Single by Cameron Whitcomb

from the EP Options and the album The Hard Way
- Released: March 7, 2025
- Genre: Folk-pop; alternative country;
- Length: 2:49
- Label: Atlantic
- Songwriters: Cameron Whitcomb; Cal Shapiro; Nolan Sipe; Jack Riley;
- Producer: Jack Riley

Cameron Whitcomb singles chronology
| "Medusa" (2024) | "Options" (2025) | "Bad Apple" (2025) |

= Options (Cameron Whitcomb song) =

2025 single by Canadian singer-songwriter Cameron Whitcomb

"Options" is a song recorded by Canadian singer-songwriter Cameron Whitcomb. He wrote the track with Cal Shapiro, Nolan Sipe, and Jack Riley, the latter of whom produced it. The song is the title track for an extended play of the same name, and the third single off Whitcomb's debut album, The Hard Way.

==Background==
In an interview, Whitcomb stated the idea for the song came to him from a dream he had been having "for a long time" after he got sober. The dream involved him remaining sober for ten years, then taking a private jet to the Yukon, bringing whisky and cocaine, and "[getting] weird" for a week.

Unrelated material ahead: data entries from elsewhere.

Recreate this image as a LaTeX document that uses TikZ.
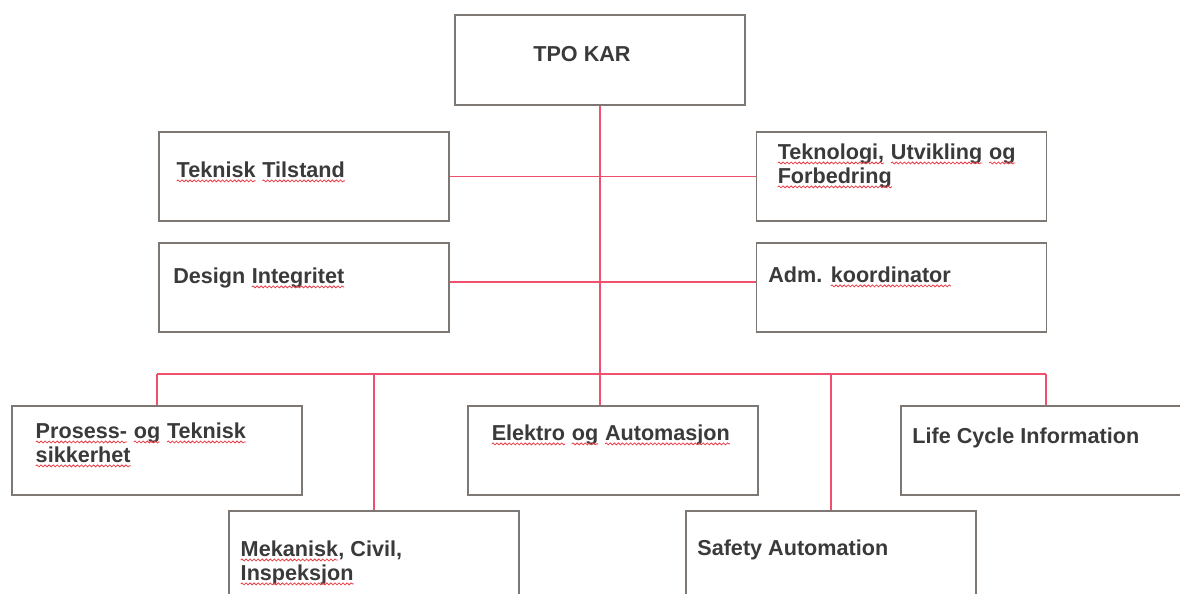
\documentclass[tikz,border=0pt]{standalone}
\usepackage{fontspec}
\setmainfont{Liberation Sans}
\usepackage{xcolor}
\usetikzlibrary{decorations.pathmorphing}

\definecolor{linkred}{RGB}{240,80,110}
\definecolor{boxgray}{RGB}{125,120,116}
\definecolor{txtgray}{RGB}{58,58,58}
\definecolor{wavered}{RGB}{235,60,70}

% red wavy underline, as a spell checker marks words
\newcommand\spell[1]{\tikz[baseline=(w.base)]{\node[anchor=center, inner sep=0pt, outer sep=0pt] (w) {#1};
	\draw[wavered, line width=0.45pt, decorate, decoration={snake, amplitude=0.55pt, segment length=2.3pt}] ([yshift=-2.2pt]w.base west) -- ([yshift=-2.2pt]w.base east);}}

\begin{document}
\begin{tikzpicture}[x=0.02cm, y=-0.02cm,
	unit/.style={draw=boxgray, line width=0.75pt, minimum width=5.8cm, minimum height=1.78cm, inner sep=0pt},
	lbl/.style={anchor=base west, inner sep=0pt, align=left, text=txtgray, font=\fontsize{12.3}{13.6}\selectfont\bfseries},
	link/.style={draw=linkred, line width=0.85pt}]
	
	\clip (0,0) rectangle (1180,593);
	
	% boxes
	\node[unit, minimum height=1.8cm] (tpo) at (600,60) {};
	\node[unit] (tilstand) at (304,176.5) {};
	\node[unit] (teknologi) at (901.5,176.5) {};
	\node[unit] (design) at (304,287.5) {};
	\node[unit] (adm) at (901.5,287.5) {};
	\node[unit] (prosess) at (157,450.5) {};
	\node[unit] (elektro) at (613,450.5) {};
	\node[unit] (life) at (1046,450.5) {};
	\node[unit] (mekanisk) at (374,555.5) {};
	\node[unit] (safety) at (831,555.5) {};
	
	% texts (two-line texts sit on their last line)
	\node[lbl] (tpotxt) at (533,61) {TPO KAR};
	\node[lbl] (tilstandtxt) at (176,177) {\spell{Teknisk} \spell{Tilstand}};
	\node[lbl] (teknologitxt) at (777,183) {\spell{Teknologi,} \spell{Utvikling} \spell{og}\\\spell{Forbedring}};
	\node[lbl] (designtxt) at (173,283) {Design \spell{Integritet}};
	\node[lbl] (admtxt) at (768,282) {Adm. \spell{koordinator}};
	\node[lbl] (prosesstxt) at (35,462) {\spell{Prosess-} \spell{og} \spell{Teknisk}\\\spell{sikkerhet}};
	\node[lbl] (elektrotxt) at (491,440) {\spell{Elektro} \spell{og} \spell{Automasjon}};
	\node[lbl] (lifetxt) at (912,443) {Life Cycle Information};
	\node[lbl] (mekanisktxt) at (240,580) {\spell{Mekanisk}, Civil,\\\spell{Inspeksjon}};
	\node[lbl] (safetytxt) at (697,555) {Safety Automation};
	
	% connectors
	\coordinate (hub) at (600,374);
	\draw[link] (tpo.south) -- (hub);
	\draw[link] (tilstand.east) -- (teknologi.west);
	\draw[link] ([yshift=0.11cm]design.east) -- ([yshift=0.11cm]adm.west);
	\draw[link] (prosess.north |- hub) -- (life.north |- hub);
	\foreach \n in {prosess,mekanisk,safety,life}
		\draw[link] (\n.north |- hub) -- (\n.north);
	\draw[link] (hub) -- (hub |- elektro.north);
	
\end{tikzpicture}
\end{document}
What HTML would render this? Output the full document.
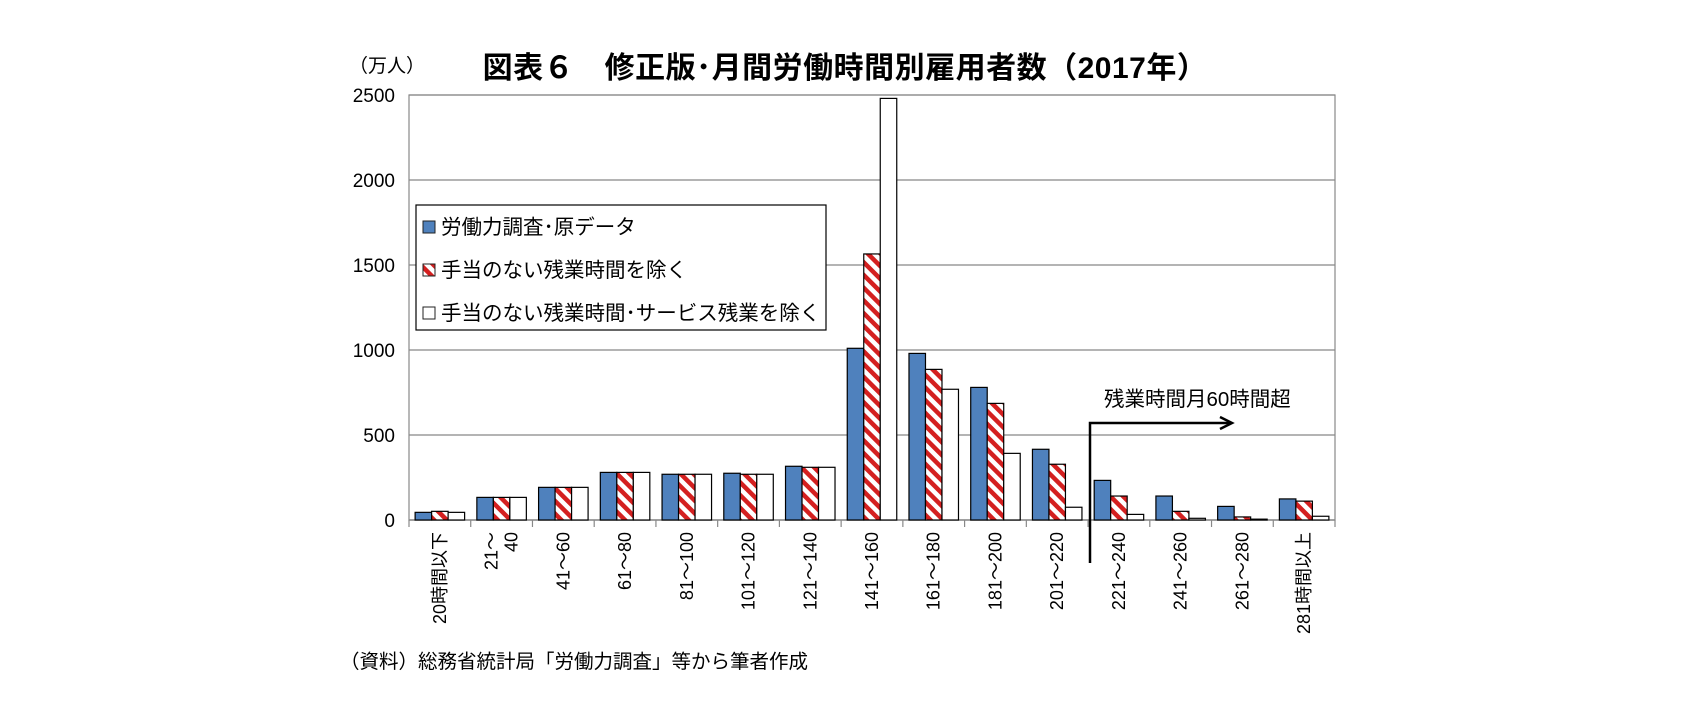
<!DOCTYPE html>
<html><head><meta charset="utf-8"><style>
body{margin:0;background:#fff;}
svg text{font-family:"Liberation Sans","Noto Sans CJK JP",sans-serif;}
</style></head><body>
<svg id="c" width="1691" height="703" xmlns="http://www.w3.org/2000/svg">
<defs>
<pattern id="hatch" patternUnits="userSpaceOnUse" width="9" height="9" patternTransform="rotate(-45)">
<rect width="9" height="9" fill="#fff"/><rect width="4.5" height="9" fill="#d42020"/>
</pattern>
</defs>
<text x="387" y="72" font-size="19" text-anchor="middle">（万人）</text>
<text x="845" y="78" font-size="30" font-weight="bold" text-anchor="middle" letter-spacing="0.5">図表６　修正版･月間労働時間別雇用者数（2017年）</text>
<g id="grid"></g>
<g id="bars"></g>
<g id="xl"></g>
<g>
<rect x="416" y="205" width="410" height="125" fill="#fff" stroke="#000" stroke-width="1.2"/>
<rect x="423" y="221" width="12" height="12" fill="#4f81bd" stroke="#222"/>
<text x="441" y="234" font-size="20.5">労働力調査･原データ</text>
<rect x="423" y="264" width="12" height="12" fill="url(#hatch)" stroke="#222"/>
<text x="441" y="277" font-size="20.5">手当のない残業時間を除く</text>
<rect x="423" y="307" width="12" height="12" fill="#fff" stroke="#222"/>
<text x="441" y="320" font-size="20.5">手当のない残業時間･サービス残業を除く</text>
</g>
<g>
<text x="1104" y="406" font-size="20.5">残業時間月60時間超</text>
<path d="M1090 563 V423 H1230" fill="none" stroke="#000" stroke-width="2.5"/>
<path d="M1220 417 L1232 423 L1220 429" fill="none" stroke="#000" stroke-width="2.5"/>
</g>
<text x="340" y="668" font-size="19.5">（資料）総務省統計局「労働力調査」等から筆者作成</text>
</svg>
<script>
const categories=["20時間以下","21～\n40","41～60","61～80","81～100","101～120","121～140","141～160","161～180","181～200","201～220","221～240","241～260","261～280","281時間以上"];
const rawData=[45,133,192,280,269,275,316,1010,980,780,416,233,141,80,124];
const noAllowance=[51,133,192,280,269,269,310,1565,886,686,328,141,51,18,111];
const noService=[45,133,192,280,269,269,310,2480,769,392,75,33,10,5,22];
const yTicks=[0,500,1000,1500,2000,2500];
const NS="http://www.w3.org/2000/svg";
const L=409,R=1335,T=95,B=520,YMAX=2500;
const y=v=>B-(v/YMAX)*(B-T);
const step=(R-L)/categories.length;
const x=i=>L+i*step;
function mk(tag,attrs,parent){const e=document.createElementNS(NS,tag);for(const k in attrs)e.setAttribute(k,attrs[k]);parent.appendChild(e);return e;}
const grid=document.getElementById('grid');
yTicks.forEach(t=>{
 if(t>0){const g=mk('line',{x1:L,x2:R,y1:y(t),y2:y(t),stroke:'#888','stroke-width':1.2},grid);
 
 }
 const tx=mk('text',{x:L-14,y:y(t)+7,'font-size':19,'text-anchor':'end'},grid);
 tx.textContent=t;
 
 
});
mk('rect',{x:L,y:T,width:R-L,height:B-T,fill:'none',stroke:'#888','stroke-width':1.2},grid);
mk('line',{x1:L,x2:R,y1:B,y2:B,stroke:'#888','stroke-width':1.5},grid);
const bars=document.getElementById('bars');
const bw=16.5;
const series=[[rawData,'#4f81bd','raw'],[noAllowance,'url(#hatch)','no-allowance'],[noService,'#fff','no-service']];
categories.forEach((c,i)=>{
 const x0=x(i)+(step-3*bw)/2;
 series.forEach((s,j)=>{
  const v=s[0][i];
  const r=mk('rect',{x:x0+j*bw,y:y(v),width:bw,height:B-y(v),fill:s[1],stroke:'#000','stroke-width':1.2},bars);
  
  
 });
 mk('line',{x1:x(i),x2:x(i),y1:B,y2:B+7,stroke:'#888','stroke-width':1.2},bars);
 const xl=document.getElementById('xl');
 const cx=x(i)+step/2;
 const lines=c.split('\n');
 lines.forEach((ln,k)=>{
  const off=(k-(lines.length-1)/2)*20;
  const t=mk('text',{x:0,y:0,'font-size':18,'text-anchor':'end',transform:`translate(${cx+6+off},${B+12}) rotate(-90)`},xl);
  t.textContent=ln;
  
  
 });
});
mk('line',{x1:R,x2:R,y1:B,y2:B+7,stroke:'#888','stroke-width':1.2},bars);
</script>
</body></html>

He remarked, "I'll never do it, but the idea that I'm in control, and the idea that what my life will be whatever I make it, is a big reason why I'm able to stay sober. Having these options instead of feeling like you’re trapped. I get to be sober. I get to make these choices". Whitcomb said the song's lyrics "[paint] this picture of exactly showing up to that cabin way out in the Yukon".

==Critical reception==
Rosie Long Decter of Billboard Canada called "Options" an "energetic folk anthem" that is "supported by powerful backing vocals that lift [Whitcomb] up along the way". Derrick Rossignol stated that the song is "a dynamic track that fans of Mumford & Sons and Zach Bryan should enjoy". Victoria Goodwin of Melodic Magazine opined that, "for those who have struggled with addiction or know someone who has, Whitcomb’s willingness to be so vulnerable about the shadows of his past while standing firm in his present is what makes this song so powerful".

==Track listing==
Digital download – single
1. "Options" – 2:49

Digital download – EP
1. "Options" – 2:49
2. "Medusa" – 2:37
3. "Hundred Mile High" – 2:52
4. "Quitter" – 2:41

==Charts==

===Weekly charts===

Weekly chart performance for "Options"
| Chart (2025) | Peak position |
|---|---|
| Australia Country Hot 50 (The Music) | 31 |
| Canada (Canadian Hot 100) | 64 |
| Canada AC (Billboard) | 27 |
| Canada CHR Top 40 (Billboard) | 36 |
| Canada Country (Billboard) | 15 |
| Canada Hot AC (Billboard) | 13 |
| Canada Mainstream Rock (Billboard) | 33 |
| Canada Modern Rock (Billboard) | 20 |
| New Zealand Hot Singles (RMNZ) | 17 |
| US Hot Rock & Alternative Songs (Billboard) | 34 |

===Year-end charts===

Year-end chart performance for "Options"
| Chart (2025) | Position |
|---|---|
| Canada Country (Billboard) | 77 |
| Canada Mainstream Rock (Billboard) | 85 |
| Canada Modern Rock (Billboard) | 60 |

==Certifications==

Certifications for "Options"
| Region | Certification | Certified units/sales |
| Canada (Music Canada) | Platinum | 80,000^{‡} |
^{‡} Sales+streaming figures based on certification alone.